El resultado no colma plenamente las aspiraciones de los independentistas. Pero han quedado a un paso. Sus listas fueron las más votadas en las 42 comarcas en las que se reparte el territorio de Cataluña. A la espera del recuento de los votos emitidos en el exterior, la coalición de Convergencia con Esquerra y otras organizaciones soberanistas necesita un solo escaño para asegurar la investidura de Artur Mas, aun sin contar con el apoyo de los diputados de CUP. Que la mitad de los catalanes ha concedido su voto a fuerzas que promueven la secesión es un hecho, cuya evolución habrá que seguir de cerca. Si lo observamos escuchando a la vez los discursos pronunciados en el día del PNV que se celebraba mientras los catalanes votaban, tendremos una perspectiva adecuada del desafío al que se enfrenta nuestro sistema político. Los españoles tenemos un problema en Cataluña y otro en Euskadi, como bien dijo el lendakari, sin reparar, añado yo, en que el problema, lo quieran o no los independentistas, aquellos que se sienten sólo catalanes o vascos, es cosa de todos.

No obstante, esa pequeña diferencia de votos puede suponer un escollo político insalvable. Los soberanistas catalanes están en condiciones de seguir forzando la situación hasta el límite. Pero para ello deben demostrar que son capaces de formar gobierno. La última palabra la tiene CUP, una fuerza antisistema, entusiasta de la secesión, que con su veto a Mas está poniendo en apuros la estrategia del bloque independentista.
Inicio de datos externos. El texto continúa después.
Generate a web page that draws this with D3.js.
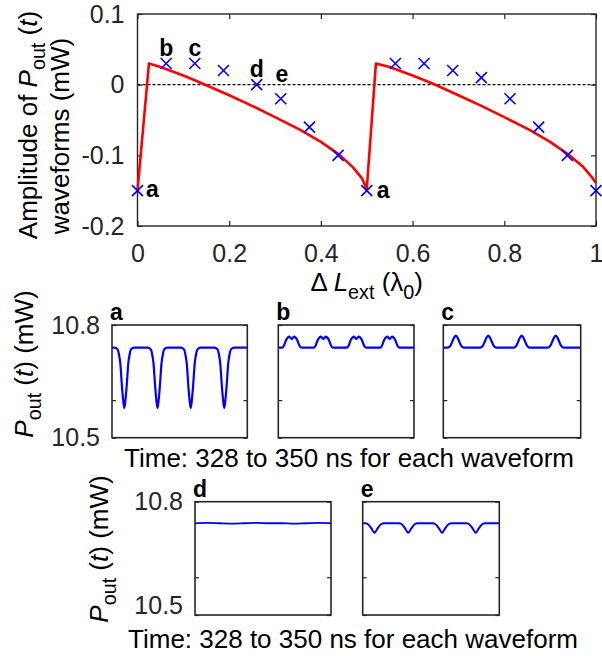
<!DOCTYPE html>
<html><head><meta charset="utf-8">
<script src="https://cdn.jsdelivr.net/npm/d3@7"></script>
<style>
body{margin:0;background:#fff;}
svg{display:block;font-family:"Liberation Sans",Arial,Helvetica,sans-serif;}
</style></head><body>
<svg id="chart" width="602" height="656"></svg>
<script>
// ---------------- DATA ----------------
// top chart: measured amplitudes (crosses)
const sweepX = [0, 0.0625, 0.125, 0.1875, 0.26, 0.3125, 0.375, 0.4375, 0.5, 0.5625, 0.625, 0.6875, 0.75, 0.8125, 0.875, 0.9375, 1];
const sweepY = [-0.15, 0.03, 0.03, 0.02, 0, -0.02, -0.06, -0.1, -0.15, 0.03, 0.03, 0.02, 0.01, -0.02, -0.06, -0.1, -0.15];
const pointLabels = ["a", "b", "c", "", "d", "e", "", "", "a", "", "", "", "", "", "", "", ""];
// top chart: model curve (red)
const fitX = [0, 0.025, 0.05, 0.1, 0.144, 0.2, 0.25, 0.3, 0.355, 0.4, 0.44, 0.47, 0.49, 0.5,
              0.52, 0.55, 0.6, 0.646, 0.7, 0.75, 0.8, 0.855, 0.9, 0.94, 0.97, 0.99, 1.0];
const fitY = [-0.15, 0.03, 0.025, 0.013, 0.001, -0.015, -0.03, -0.046, -0.064, -0.081, -0.099, -0.117, -0.133, -0.148,
              0.03, 0.025, 0.013, 0.001, -0.015, -0.03, -0.046, -0.064, -0.081, -0.099, -0.115, -0.13, -0.139];
const xTicks = [0, 0.2, 0.4, 0.6, 0.8, 1];
const yTicks = [-0.2, -0.1, 0, 0.1];

// waveforms (time in ns, power in mW)
const waveA_t = [328, 328.4, 328.9, 329.15, 329.35, 329.62, 329.85, 330.0, 330.15, 330.38, 330.65, 330.85, 331.1, 331.6,
  333.8, 334.3, 334.55, 334.75, 335.02, 335.25, 335.4, 335.55, 335.78, 336.05, 336.25, 336.5, 337.0,
  339.2, 339.7, 339.95, 340.15, 340.42, 340.65, 340.8, 340.95, 341.18, 341.45, 341.65, 341.9, 342.4,
  344.65, 345.15, 345.4, 345.6, 345.87, 346.1, 346.25, 346.4, 346.63, 346.9, 347.1, 347.35, 347.85, 350];
const waveA_p = [10.74, 10.74, 10.735, 10.72, 10.698, 10.636, 10.595, 10.579, 10.595, 10.636, 10.698, 10.72, 10.735, 10.74,
  10.74, 10.735, 10.72, 10.698, 10.636, 10.595, 10.579, 10.595, 10.636, 10.698, 10.72, 10.735, 10.74,
  10.74, 10.735, 10.72, 10.698, 10.636, 10.595, 10.579, 10.595, 10.636, 10.698, 10.72, 10.735, 10.74,
  10.74, 10.735, 10.72, 10.698, 10.636, 10.595, 10.579, 10.595, 10.636, 10.698, 10.72, 10.735, 10.74, 10.74];

const waveB_t = [328, 328.67, 328.97, 329.27, 329.57, 329.77, 329.97, 330.17, 330.37, 330.57, 330.77, 331.07, 331.37, 331.72,
  333.8, 334.1, 334.4, 334.7, 334.9, 335.1, 335.3, 335.5, 335.7, 335.9, 336.2, 336.5, 336.85,
  339.15, 339.45, 339.75, 340.05, 340.25, 340.45, 340.65, 340.85, 341.05, 341.25, 341.55, 341.85, 342.2,
  344.56, 344.86, 345.16, 345.46, 345.66, 345.86, 346.06, 346.26, 346.46, 346.66, 346.96, 347.26, 347.61, 350];
const waveB_p = [10.74, 10.74, 10.747, 10.76, 10.767, 10.769, 10.766, 10.763, 10.766, 10.769, 10.767, 10.76, 10.747, 10.74,
  10.74, 10.747, 10.76, 10.767, 10.769, 10.766, 10.763, 10.766, 10.769, 10.767, 10.76, 10.747, 10.74,
  10.74, 10.747, 10.76, 10.767, 10.769, 10.766, 10.763, 10.766, 10.769, 10.767, 10.76, 10.747, 10.74,
  10.74, 10.747, 10.76, 10.767, 10.769, 10.766, 10.763, 10.766, 10.769, 10.767, 10.76, 10.747, 10.74, 10.74];

const waveC_t = [328, 328.75, 329.15, 329.5, 329.78, 330.0, 330.22, 330.5, 330.85, 331.25,
  333.95, 334.35, 334.7, 334.98, 335.2, 335.42, 335.7, 336.05, 336.45,
  339.3, 339.7, 340.05, 340.33, 340.55, 340.77, 341.05, 341.4, 341.8,
  344.75, 345.15, 345.5, 345.78, 346.0, 346.22, 346.5, 346.85, 347.25, 350];
const waveC_p = [10.74, 10.74, 10.745, 10.758, 10.768, 10.772, 10.768, 10.758, 10.745, 10.74,
  10.74, 10.745, 10.758, 10.768, 10.772, 10.768, 10.758, 10.745, 10.74,
  10.74, 10.745, 10.758, 10.768, 10.772, 10.768, 10.758, 10.745, 10.74,
  10.74, 10.745, 10.758, 10.768, 10.772, 10.768, 10.758, 10.745, 10.74, 10.74];

const waveD_t = [328, 330, 332, 334, 336, 338, 340, 342, 344, 346, 348, 350];
const waveD_p = [10.743, 10.744, 10.743, 10.742, 10.743, 10.744, 10.743, 10.743, 10.742, 10.743, 10.744, 10.743];

const waveE_t = [328, 328.4, 328.8, 329.1, 329.45, 329.75, 329.9, 330.05, 330.35, 330.7, 331.0, 331.4,
  333.83, 334.23, 334.53, 334.88, 335.18, 335.33, 335.48, 335.78, 336.13, 336.43, 336.83,
  339.28, 339.68, 339.98, 340.33, 340.63, 340.78, 340.93, 341.23, 341.58, 341.88, 342.28,
  344.7, 345.1, 345.4, 345.75, 346.05, 346.2, 346.35, 346.65, 347.0, 347.3, 347.7, 350];
const waveE_p = [10.743, 10.743, 10.741, 10.736, 10.728, 10.72, 10.718, 10.72, 10.728, 10.736, 10.741, 10.743,
  10.743, 10.741, 10.736, 10.728, 10.72, 10.718, 10.72, 10.728, 10.736, 10.741, 10.743,
  10.743, 10.741, 10.736, 10.728, 10.72, 10.718, 10.72, 10.728, 10.736, 10.741, 10.743,
  10.743, 10.741, 10.736, 10.728, 10.72, 10.718, 10.72, 10.728, 10.736, 10.741, 10.743, 10.743];

const timeDomain = [328, 350];
const powerDomain = [10.5, 10.8];
const powerTicks = [10.5, 10.6, 10.8];
const powerTickLabels = ["10.5", "", "10.8"];
const waveNames = ["a", "b", "c", "d", "e"];
const timeCaption = "Time: 328 to 350 ns for each waveform";

// ---------------- DRAW ----------------
const svg = d3.select("#chart");
const AX = "#262626";
const TICKFS = 25, LABFS = 26, LETTERFS = 23;

function rich(sel, parts, size) {
  let shift = 0;
  parts.forEach(p => {
    const ts = sel.append("tspan").text(p.t);
    if (p.it) ts.attr("font-style", "italic");
    const target = p.sub ? size * 0.32 : 0;
    const dy = target - shift;
    if (dy) ts.attr("dy", dy);
    shift = target;
    if (p.sub) ts.attr("font-size", size * 0.76);
  });
}

function styleAxis(g, labels) {
  g.select(".domain").remove();
  g.selectAll(".tick line").attr("stroke", AX).attr("stroke-width", 1.2);
  g.selectAll(".tick text").attr("fill", AX).attr("font-size", TICKFS)
    .attr("font-family", "'Liberation Sans',Arial,sans-serif");
  if (!labels) g.selectAll(".tick text").remove();
}
const fmt = d => String(d);

// ---- top chart ----
const L = 137.5, R = 596, T = 14, B = 226;
const x = d3.scaleLinear().domain([0, 1]).range([L, R]);
const y = d3.scaleLinear().domain([-0.2, 0.1]).range([B, T]);
const topG = svg.append("g");

topG.append("line").attr("x1", x(0)).attr("x2", x(1)).attr("y1", y(0)).attr("y2", y(0))
  .attr("stroke", "#000").attr("stroke-width", 1.3).attr("stroke-dasharray", "3,2");

topG.append("g").attr("transform", `translate(0,${B})`)
  .call(d3.axisBottom(x).tickValues(xTicks).tickFormat(fmt).tickSize(-5).tickPadding(18))
  .call(g => styleAxis(g, true));
topG.append("g").attr("transform", `translate(0,${T})`)
  .call(d3.axisTop(x).tickValues(xTicks).tickSize(-5)).call(g => styleAxis(g, false));
topG.append("g").attr("transform", `translate(${L},0)`)
  .call(d3.axisLeft(y).tickValues(yTicks).tickFormat(fmt).tickSize(-5).tickPadding(13))
  .call(g => styleAxis(g, true));
topG.append("g").attr("transform", `translate(${R},0)`)
  .call(d3.axisRight(y).tickValues(yTicks).tickSize(-5)).call(g => styleAxis(g, false));
topG.append("rect").attr("x", L).attr("y", T).attr("width", R - L).attr("height", B - T)
  .attr("fill", "none").attr("stroke", AX).attr("stroke-width", 1.4);

// red model line
topG.append("path").datum(fitX.map((v, i) => [v, fitY[i]]))
  .attr("d", d3.line().x(d => x(d[0])).y(d => y(d[1])))
  .attr("fill", "none").attr("stroke", "#ff0000").attr("stroke-width", 2.6).attr("stroke-linejoin", "round");

// crosses
const cs = 5.5;
topG.selectAll("path.cross").data(sweepX.map((v, i) => [v, sweepY[i]])).enter().append("path")
  .attr("class", "cross")
  .attr("d", `M${-cs},${-cs}L${cs},${cs}M${-cs},${cs}L${cs},${-cs}`)
  .attr("transform", d => `translate(${x(d[0])},${y(d[1])})`)
  .attr("stroke", "#0000ff").attr("stroke-width", 1.6).attr("fill", "none");

// point letters
const letterOffsets = {0: [8.5, 6, "start"], 1: [0, -7.5, "middle"], 2: [0, -7.5, "middle"], 4: [0, -8, "middle"], 5: [1, -16.5, "middle"], 8: [10, 7, "start"]};
sweepX.forEach((v, i) => {
  if (!pointLabels[i]) return;
  const o = letterOffsets[i];
  topG.append("text").attr("x", x(v) + o[0]).attr("y", y(sweepY[i]) + o[1])
    .attr("text-anchor", o[2]).attr("font-weight", "bold").attr("font-size", LETTERFS).text(pointLabels[i]);
});

// axis labels
const xl = topG.append("text").attr("x", (L + R) / 2).attr("y", 291).attr("text-anchor", "middle")
  .attr("font-size", LABFS).attr("fill", "#000");
rich(xl, [{t: "Δ "}, {t: "L", it: true}, {t: "ext", sub: true}, {t: " (λ"}, {t: "0", sub: true}, {t: ")"}], LABFS);

const yl1 = topG.append("text").attr("transform", "translate(37,125) rotate(-90)").attr("text-anchor", "middle")
  .attr("font-size", LABFS).attr("fill", "#000");
rich(yl1, [{t: "Amplitude of "}, {t: "P", it: true}, {t: "out", sub: true}, {t: " ("}, {t: "t", it: true}, {t: ")"}], LABFS);
topG.append("text").attr("transform", "translate(69,136) rotate(-90)").attr("text-anchor", "middle")
  .attr("font-size", LABFS).attr("fill", "#000").text("waveforms (mW)");

// ---- waveform panels ----
const panels = [
  {x0: 112, x1: 247.3, y0: 325, y1: 437.7, t: waveA_t, p: waveA_p, lw: 2.2},
  {x0: 278.3, x1: 414, y0: 325, y1: 437.7, t: waveB_t, p: waveB_p, lw: 2.2},
  {x0: 443.3, x1: 580.7, y0: 325, y1: 437.7, t: waveC_t, p: waveC_p, lw: 2.2},
  {x0: 195, x1: 331, y0: 501.7, y1: 615, t: waveD_t, p: waveD_p, lw: 1.8},
  {x0: 362.7, x1: 499.3, y0: 501.7, y1: 615, t: waveE_t, p: waveE_p, lw: 2.0}
];
panels.forEach((pn, k) => {
  const g = svg.append("g");
  const tx = d3.scaleLinear().domain(timeDomain).range([pn.x0, pn.x1]);
  const py = d3.scaleLinear().domain(powerDomain).range([pn.y1, pn.y0]);
  const firstInRow = (k === 0 || k === 3);
  const ax = g.append("g").attr("transform", `translate(${pn.x0},0)`)
    .call(d3.axisLeft(py).tickValues(powerTicks).tickFormat((d, i) => firstInRow ? powerTickLabels[i] : "")
      .tickSize(-4).tickPadding(12))
    .call(gg => styleAxis(gg, firstInRow));
  if (k === 3) ax.selectAll(".tick text").filter(d => d === 10.5).attr("dy", "-0.05em");
  g.append("g").attr("transform", `translate(${pn.x1},0)`)
    .call(d3.axisRight(py).tickValues(powerTicks).tickSize(-4)).call(gg => styleAxis(gg, false));
  g.append("path").datum(pn.t.map((v, i) => [v, pn.p[i]]))
    .attr("d", d3.line().x(d => tx(d[0])).y(d => py(d[1])).curve(d3.curveMonotoneX))
    .attr("fill", "none").attr("stroke", "#0000ff").attr("stroke-width", pn.lw).attr("stroke-linejoin", "round");
  g.append("rect").attr("x", pn.x0).attr("y", pn.y0).attr("width", pn.x1 - pn.x0).attr("height", pn.y1 - pn.y0)
    .attr("fill", "none").attr("stroke", AX).attr("stroke-width", 1.6);
  g.append("text").attr("x", pn.x0 - 2).attr("y", pn.y0 - 5).attr("font-weight", "bold")
    .attr("font-size", LETTERFS).text(waveNames[k]);
});

// row y labels
[[33, 364], [108, 549]].forEach(pos => {
  const t = svg.append("text").attr("transform", `translate(${pos[0]},${pos[1]}) rotate(-90)`)
    .attr("text-anchor", "middle").attr("font-size", LABFS).attr("fill", "#000");
  rich(t, [{t: "P", it: true}, {t: "out", sub: true}, {t: " ("}, {t: "t", it: true}, {t: ") (mW)"}], LABFS);
});
// captions
svg.append("text").attr("x", 349).attr("y", 467).attr("text-anchor", "middle").attr("font-size", LABFS).text(timeCaption);
svg.append("text").attr("x", 353).attr("y", 648).attr("text-anchor", "middle").attr("font-size", LABFS).text(timeCaption);
</script>
</body></html>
Después de las elecciones, la sociedad catalana aparece más dividida y polarizada. Los votos a Ciudadanos y CUP se han multiplicado. Los partidos con actitudes conciliadoras, PSC y los coaligados Podemos, Iniciativa y Equo, han perdido apoyos. Unió, un partido moderado de larga trayectoria, ha sido expulsado del Parlamento catalán. Y la tensión ya se ha trasladado a Madrid, donde los partidos han acelerado para tomar posiciones ante las generales de diciembre. El liderazgo de Rajoy está siendo cuestionado más que nunca dentro y fuera de su partido.

Los hechos, la complejidad nada amable de los resultados y las reacciones desorientadas de los dirigentes políticos, aconsejan que los partidos se tomen un tiempo para reflexionar. Las circunstancias, sin embargo, no ayudan. El bloque independentista seguirá con su plan a todo trance, salvo que una quiebra interna lo disuelva, y en los meses que vienen los partidos sólo pensarán en competir por los votos. La situación está llegando a un extremo que, después del intento golpista de 1983 y de la última legislatura de Felipe González en el Gobierno, éste es el examen más duro al que ha tenido que enfrentarse nuestra ya veterana democracia. La sociedad española necesitará toda su capacidad política para superarlo y darse por satisfecha.